Memories of drinking her grandmother’s homebrewed makgeolli at the family farm in Jincheon, Cheungchungbukdo, Korea, along with her growing fascination with Korean wild yeast fermentation, led Yong Ha Jeong to intensive study of the art of Korean sool-making. After studying for years with Korea’s master brewers and distillers, she has returned home to Los Angeles to share the glories of time-tested, handcrafted Korean alcohol.
Spirits for the Spirits
For centuries, Koreans offered the best sool, or alcohol, to their ancestral spirits–spirits for the spirits–
fueling the development of a rich home-brewing tradition. Koreans crafted a variety of sool using three principal ingredients: water, rice, and the most important ingredient, nuruk. The secret to delicious sool lies in the nuruk, cakes of meticulously prepared grain fermented under special conditions to cultivate a unique mix of health-giving microorganisms: wild yeasts, wild aromatic molds, and probiotic bacteria, which feed the fermentation and give flavor and richness to the brews.

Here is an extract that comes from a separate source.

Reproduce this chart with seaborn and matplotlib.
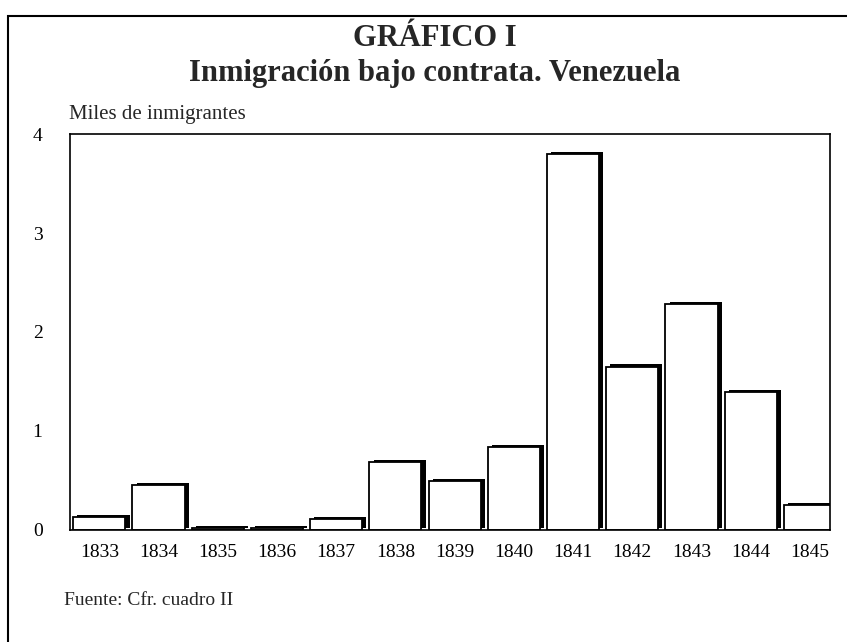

Unfortunately, this long-cultivated home-brewing tradition was suppressed under Imperial Japanese rule with a ban on non-commercial brewing during the Colonial Period (1910-1945), and domination of South Korean production by large corporations after the Korean War. However, contemporary revivalists and pioneers of Korean brewing are bringing back handcrafted sool to modern audiences.